This past Monday, I went to the sold out (in fact over-sold) conversation with Judy Blume at the Bram & Bluma Appel Salon at the Toronto Reference Library. There were a 1000 people there to give Judy a standing ovation as she entered the auditorium. Tears filled many eyes last night including mine, and I really did feel like a nine year old girl again in that room, with my I ‘heart’ Judy Blume button pinned to my blouse.
I remember being on the streetcar with my grandmother, reading Are you there God? It’s me, Margaret and turning to her to ask “what a period was”. The book explained it and I had already started hearing things at school about it, but I knew I wanted to know more. I could tell my nan was embarrassed by my question, but a week later my mother sat me down with a bunch of books and explained everything. And I do mean EVERYTHING: periods, ovaries, fallopian tubes, penises, sex, men, women, relationships, babies – it was a very thorough conversation (thank you, Mom) – and Judy Blume’s book created the opportunity for that conversation. Her books have precipitated many first conversations – about puberty, masturbation, relationships, teen sex, body image, divorce, racism, bullying and more. You need only visit the guest book on her website to see how important Judy is to so many.
After a wonderfully engaging conversation between Judy and journalist, Rachel Giese, a few brave people got up to ask questions. There was a little gushing, but for the most part the questions were articulate and thoughtful and Judy answered everyone with charm and her wonderful sense of humour. And then, one remarkable woman with a very pronounced stammer stood at the microphone to speak. She started out by saying, “Thank you for being my friend” and continued by sharing that she had grown up without many friends and that Judy Blume’s books had offered her solace when she had felt alone. And as she struggled with her words – everyone in the audience began to cry; not because we felt sorry for her, but because we all recognized ourselves in this woman. Judy Blume’s books really did and still do that for so many people, myself included. And as Judy blew out kisses to this gutsy woman, Judy’s husband George Cooper (who was just as much a part of the evening’s chat, and truly a rock star in his own right) got up and walked over to this woman to embrace her. The room exploded with cheers. We were all completely connected, in that moment, in that room.

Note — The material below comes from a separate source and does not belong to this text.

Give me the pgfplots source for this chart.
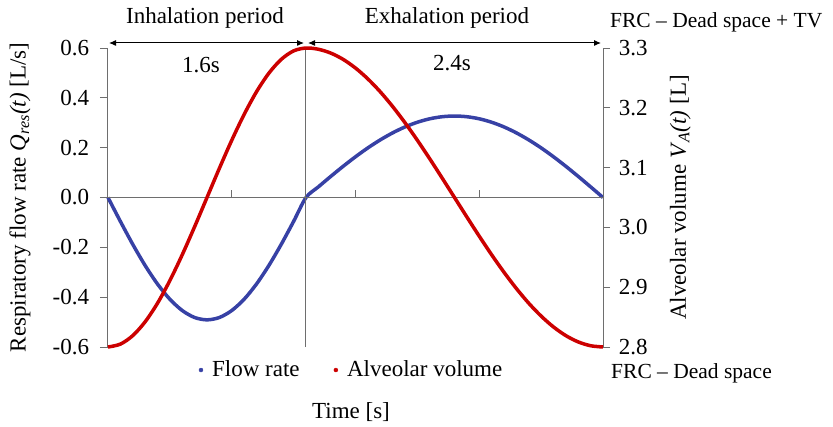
\documentclass[border=0pt]{standalone}
\usepackage{pgfplots}
\pgfplotsset{compat=1.18}
\usepackage{pgfplotstable}
\usepackage{fontspec}
\setmainfont{Liberation Serif}
\usetikzlibrary{arrows.meta}
\definecolor{flowblue}{RGB}{55,65,165}
\definecolor{volred}{RGB}{204,0,0}
\definecolor{axgray}{RGB}{110,110,110}

\pgfplotstableread{
t q
0.0 0
0.1 -0.0958
0.2 -0.1879
0.3 -0.2728
0.4 -0.3472
0.5 -0.4083
0.6 -0.4536
0.7 -0.4816
0.8 -0.4910
0.9 -0.4816
1.0 -0.4536
1.1 -0.4083
1.2 -0.3472
1.3 -0.2728
1.4 -0.1879
1.5 -0.0958
1.6 0
1.7 0.0427
1.8 0.0846
1.9 0.1251
2.0 0.1635
2.1 0.1991
2.2 0.2312
2.3 0.2594
2.4 0.2832
2.5 0.3021
2.6 0.3159
2.7 0.3242
2.8 0.3270
2.9 0.3242
3.0 0.3159
3.1 0.3021
3.2 0.2832
3.3 0.2594
3.4 0.2312
3.5 0.1991
3.6 0.1635
3.7 0.1251
3.8 0.0846
3.9 0.0427
4.0 0
}\flowtable

\pgfplotstableread{
t v
0.0 2.8000
0.1 2.8048
0.2 2.8190
0.3 2.8421
0.4 2.8732
0.5 2.9111
0.6 2.9543
0.7 3.0012
0.8 3.0500
0.9 3.0988
1.0 3.1457
1.1 3.1889
1.2 3.2268
1.3 3.2579
1.4 3.2810
1.5 3.2952
1.6 3.3000
1.7 3.2979
1.8 3.2915
1.9 3.2810
2.0 3.2665
2.1 3.2483
2.2 3.2268
2.3 3.2022
2.4 3.1750
2.5 3.1457
2.6 3.1147
2.7 3.0826
2.8 3.0500
2.9 3.0174
3.0 2.9853
3.1 2.9543
3.2 2.9250
3.3 2.8978
3.4 2.8732
3.5 2.8517
3.6 2.8335
3.7 2.8190
3.8 2.8085
3.9 2.8021
4.0 2.8000
}\voltable

\begin{document}
\fontsize{23}{27}\selectfont
\begin{tikzpicture}
\begin{axis}[
  name=ax,
  at={(0pt,0pt)}, anchor=south west,
  scale only axis, width=495pt, height=299pt,
  xmin=0, xmax=4, ymin=-0.6, ymax=0.6,
  clip=false,
  hide x axis,
  axis y line*=left,
  y axis line style={-, axgray, line width=1pt},
  ytick={-0.6,-0.4,-0.2,0,0.2,0.4,0.6},
  yticklabel style={xshift=-3pt, /pgf/number format/.cd, fixed, fixed zerofill, precision=1, assume math mode=true},
  tick align=outside, major tick length=8pt,
  tick style={axgray, line width=1pt},
  ylabel={Respiratory flow rate \textit{Q}\textsubscript{\textit{res}}\textit{(t)} [L/s]},
  ylabel style={at={(axis description cs:-0.178,0.5)}, anchor=center, rotate=0},
  legend columns=2,
  legend style={at={(axis description cs:0.492,-0.077)}, anchor=center, draw=none, fill=none,
    /tikz/every even column/.append style={column sep=32pt},
    /tikz/every odd column/.append style={column sep=7pt}},
  legend image code/.code={\fill (2pt,0pt) circle (2pt);},
]
\addplot[flowblue, line width=3.5pt, smooth, forget plot] table[x=t, y=q] {\flowtable};
\addlegendimage{flowblue}
\addlegendentry{Flow rate}
\addlegendimage{volred}
\addlegendentry{Alveolar volume}
\draw[axgray, line width=1pt] (axis cs:0,0) -- (axis cs:4,0);
\draw[axgray, line width=1pt] (axis cs:1.6,-0.6) -- (axis cs:1.6,0.6);
\draw[axgray, line width=1pt] (axis cs:1,0) -- ([yshift=8pt]axis cs:1,0);
\draw[axgray, line width=1pt] (axis cs:2,0) -- ([yshift=8pt]axis cs:2,0);
\draw[axgray, line width=1pt] (axis cs:3,0) -- ([yshift=8pt]axis cs:3,0);
\end{axis}
\begin{axis}[
  at={(ax.south west)}, anchor=south west,
  scale only axis, width=495pt, height=299pt,
  xmin=0, xmax=4, ymin=2.8, ymax=3.3,
  clip=false,
  hide x axis,
  axis y line*=right,
  y axis line style={-, axgray, line width=1pt},
  ytick={2.8,2.9,3.0,3.1,3.2,3.3},
  yticklabel style={xshift=1pt, /pgf/number format/.cd, fixed, fixed zerofill, precision=1, assume math mode=true},
  tick align=outside, major tick length=7pt,
  tick style={axgray, line width=1pt},
  ylabel={Alveolar volume \textit{V}\textsubscript{\textit{A}}\textit{(t)} [L]},
  ylabel style={at={(axis description cs:1.156,0.5)}, anchor=center, rotate=0},
]
\addplot[volred, line width=3.5pt, smooth] table[x=t, y=v] {\voltable};
\end{axis}
\draw[black, line width=1pt, {Latex[length=7pt,width=6pt]}-{Latex[length=7pt,width=6pt]}] ([shift={(1pt,304pt)}]ax.south west) -- ([shift={(196pt,304pt)}]ax.south west);
\draw[black, line width=1pt, {Latex[length=7pt,width=6pt]}-{Latex[length=7pt,width=6pt]}] ([shift={(200pt,304pt)}]ax.south west) -- ([shift={(493pt,304pt)}]ax.south west);
\node at ([shift={(97pt,329pt)}]ax.south west) {Inhalation period};
\node at ([shift={(339pt,329pt)}]ax.south west) {Exhalation period};
\node[anchor=west, inner sep=0pt, font=\fontsize{21.5}{25}\selectfont] at ([shift={(502pt,325pt)}]ax.south west) {FRC -- Dead space + TV};
\node[anchor=west, inner sep=0pt, font=\fontsize{21.5}{25}\selectfont] at ([shift={(503pt,-26pt)}]ax.south west) {FRC -- Dead space};
\node at ([shift={(93pt,282pt)}]ax.south west) {1.6s};
\node at ([shift={(344pt,284pt)}]ax.south west) {2.4s};
\node at ([shift={(243pt,-65pt)}]ax.south west) {Time [s]};
\pgfresetboundingbox
\useasboundingbox ([shift={(-108pt,-79pt)}]ax.south west) rectangle ([shift={(725pt,347pt)}]ax.south west);
\end{tikzpicture}
\end{document}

When the questions were over, a very long line-up of eager Blumees; all waiting for their books to be signed, began to wrap itself around the room. My friend and I had a hilarious chat with a couple of women about book abuse and all the things we hate people doing to their books including: dog-earring, writing in books, breaking spines, books dropped in water, eating while reading, and who we will and won’t share books with. I later followed this up when speaking with my fella, making it clear he was not to touch my new, signed copy of In the Unlikely Event, and that yes, I would let him look at it, while I held it – from a distance (behind glass).
My friend and I also had the great fortune of talking with George a little bit (who at one point was wandering through the line-up letting everyone know that if they had any questions for Judy, he would be pleased to answer on her behalf). He shared with us that 20 years ago the two of them had been in Australia, with days and days of book signings (similar to our night of 1000), and all the writing had temporarily crippled Judy’s hand, so George sat beside her at the signing table as people came up to greet her and forged her signature on everyone’s books – and no one seemed to mind.
When I finally made it up to the table to meet her, I didn’t feel starstruck. I felt like I had been spending my Monday night with a dear old friend. As she signed my book I thanked for her words, and then she smiled at me, a full face grin – and my nine year old self smiled; an equally toothy grin, back at her.
I must say, Judy Blume is EXACTLY how I imagined her to be. She’s vivacious, confident, quick witted, very, very smart and kind – genuinely kind, with a little mischief thrown in. She and George have been on a big tour for In the Unlikely Event. Toronto was their last stop in North America before heading over to Europe for 10 days. I am sure she is tired (she said as much) and she’s not 22 anymore (she’s 77), but you would never know it. She seemed very happy to be spending her time chatting with us – and we were all thrilled she did.
It was like a fantastic evening with your crazy, fun loving aunt (and uncle), who you don’t get to see often because they live so far away and have a wonderfully adventurous life, but when you’re with them – the stories are fantastic and funny and relatable and the bond you have with them is dear, honest, nurturing and loving. Just like her books.